Q: My boyfriend’s ex comes over unannounced around dinner time with the excuse that she has to drop off something for the kids. She completely ignores me in my own home, speaks only to the kids and my boyfriend, and then leaves without ever acknowledging my presence. It feels so rude, and my boyfriend sees nothing wrong with it.
A: In the past, when couples broke up, once you were done, you were done, but now, things are substantially different — fewer people marry before having children and joint custody of the kids after a break-up creates an entirely new environment. Sure, your parents might have been divorced, but rarely are divorced parents’ relationships role models for how to get along. As a result, I get questions from people asking what to do in situations where the answers seem obvious, but they have no relationship reference point to make their own decision. Establishing boundaries appears to be particularly difficult.
In the world of good ex-etiquette, the person whose relative is causing the problem is the one to set the boundary. That means if your mother were not accepting or intrusive, you would be the one to set her straight. In this case, it’s the mother of your boyfriend’s children, so he would be the one to call her on her behavior — but first, you must have an agreement for what is acceptable behavior in your own home.
So, with that, here are a few considerations to help new couples, particularly with an ex and children, establish boundaries that will empower them to have a successful new relationship.
Establish clear boundaries before moving in. Be honest and straightforward.
Get your priorities straight. The ex deserves respect for being your child’s mother or father — but the new partner deserves respect for his or her position in your life, as well. No one should be disrespected in their own home. If either of you allows that to happen, that’s extremely poor ex-etiquette.

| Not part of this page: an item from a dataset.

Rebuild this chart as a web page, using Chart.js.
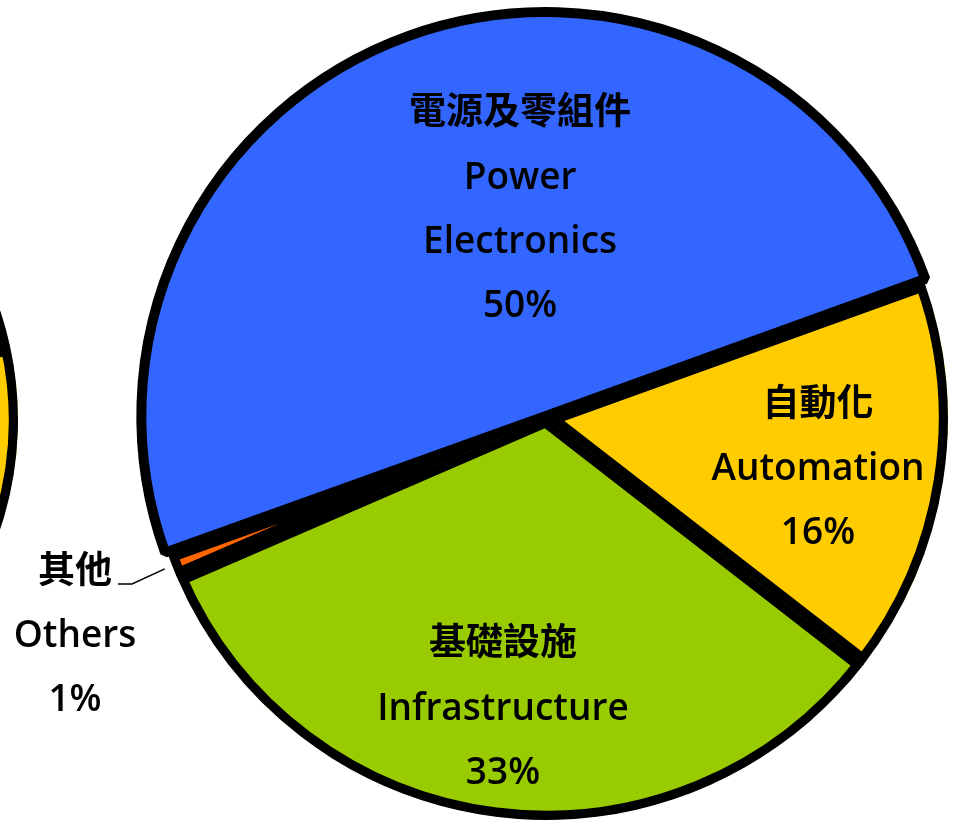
<!DOCTYPE html>
<html><head><meta charset="utf-8">
<script src="https://cdn.jsdelivr.net/npm/chart.js@4"></script>
<style>
html,body{margin:0;padding:0;background:#fff;overflow:hidden;width:958px;height:822px;position:relative}
#main{position:absolute;left:0;top:0}
#prev{position:absolute;left:-687px;top:0}
</style></head><body>
<canvas id="prev" width="720" height="840"></canvas>
<canvas id="main" width="958" height="822"></canvas>
<script>
// ---- data ----
const categoriesZh = ['自動化', '基礎設施', '其他', '電源及零組件'];
const categoriesEn = [['Automation'], ['Infrastructure'], ['Others'], ['Power', 'Electronics']];
const shares = [16, 33, 1, 50];
// partially visible neighbouring pie (only its right edge is in frame)
const prevShares = [16, 33, 1, 50];

// ---- style ----
const sliceColors = ['#FFCC00', '#99CC00', '#FF6600', '#3366FF'];
const mainStyle = {
  offset: [0, 0, 0, 8],
  align: ['inner', 'inner', 'inner', 'center'],
  width: [9, 9, 9, 10]
};
const prevStyle = {
  offset: [0, 0, 0, 0],
  align: ['inner', 'inner', 'inner', 'inner'],
  width: [9, 9, 9, 9]
};
const labelLayout = [
  {frac: 0.687, dAng: 1.0},
  {frac: 0.724, dAng: 1.3},
  {frac: 1.288, dAng: -2.94, outside: true},
  {frac: 0.53, dAng: 12.8}
];
const ZH_FONT = "bold 37px 'Noto Sans CJK TC', sans-serif";
const EN_FONT = "600 37px 'Open Sans', 'Noto Sans', sans-serif";
const LINE_H = 64;
const EN_DY = 3.5;
const ZH_DY = -0.5;

const deg = Math.PI / 180;

const labelPlugin = {
  id: 'sliceLabels',
  afterDatasetsDraw(chart) {
    const ctx = chart.ctx;
    const meta = chart.getDatasetMeta(0);
    ctx.save();
    ctx.fillStyle = '#000';
    ctx.textAlign = 'center';
    ctx.textBaseline = 'middle';
    meta.data.forEach((arc, i) => {
      const p = arc.getProps(['x', 'y', 'startAngle', 'endAngle', 'outerRadius'], true);
      const mid = (p.startAngle + p.endAngle) / 2;
      const lay = labelLayout[i];
      const a = mid + lay.dAng * deg;
      const cx = p.x + Math.cos(a) * p.outerRadius * lay.frac;
      const cy = p.y + Math.sin(a) * p.outerRadius * lay.frac;
      const lines = [categoriesZh[i], ...categoriesEn[i], shares[i] + '%'];
      const n = lines.length;
      const firstY = cy - (n - 1) / 2 * LINE_H;
      lines.forEach((t, k) => {
        ctx.font = k === 0 ? ZH_FONT : EN_FONT;
        ctx.fillText(t, cx, firstY + k * LINE_H + (k === 0 ? ZH_DY : EN_DY));
      });
      if (lay.outside) {
        const r0 = p.outerRadius + 8;
        const ex = p.x + Math.cos(mid) * r0;
        const ey = p.y + Math.sin(mid) * r0;
        ctx.beginPath();
        ctx.lineWidth = 1.5;
        ctx.strokeStyle = '#000';
        ctx.moveTo(ex, ey);
        ctx.lineTo(cx + 57, firstY + 15);
        ctx.lineTo(cx + 43, firstY + 15);
        ctx.stroke();
      }
    });
    ctx.restore();
  }
};

function pieConfig(values, rotation, radius, padding, style, withLabels) {
  return {
    type: 'pie',
    data: {
      labels: categoriesZh,
      datasets: [{
        data: values,
        backgroundColor: sliceColors,
        borderColor: '#000',
        borderWidth: style.width,
        borderAlign: style.align,
        offset: style.offset,
        hoverOffset: 0,
        clip: false
      }]
    },
    options: {
      responsive: false,
      animation: false,
      events: [],
      devicePixelRatio: 1,
      rotation: rotation,
      radius: radius,
      layout: {padding: padding},
      plugins: {legend: {display: false}, tooltip: {enabled: false}}
    },
    plugins: withLabels ? [labelPlugin] : []
  };
}

new Chart(document.getElementById('prev'), pieConfig(prevShares, 77.6, 345, 0, prevStyle, false));
new Chart(document.getElementById('main'), pieConfig(shares, 70.2, 402, {left: 134, top: 14, right: 0, bottom: 0}, mainStyle, true));
</script>
</body></html>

Have reasonable expectations and check them with your partner. Biggest single mistake new partners make is to have expectations of what they think is appropriate, forget to fill in their new partner, then get angry that their expectations are not met.
Don’t move in and then attempt to change an already establish parenting policy that’s working for your partner and his or her ex.
For example, I get a lot of emails from new girlfriends about their boyfriend’s ex’s texting for “no reason.” Ask the boyfriend to share the texts. If he won’t, they’re probably inappropriate, and that’s a problem. If they say, “Don’t forget Johnny has a soccer game Saturday.” That’s par for the territory. You may have to check your jealousy threshold.
Have a plan in place for how you will solve problems BEFORE you move in. Don’t hold grudges after the disagreement is over. Be proactive, not reactive.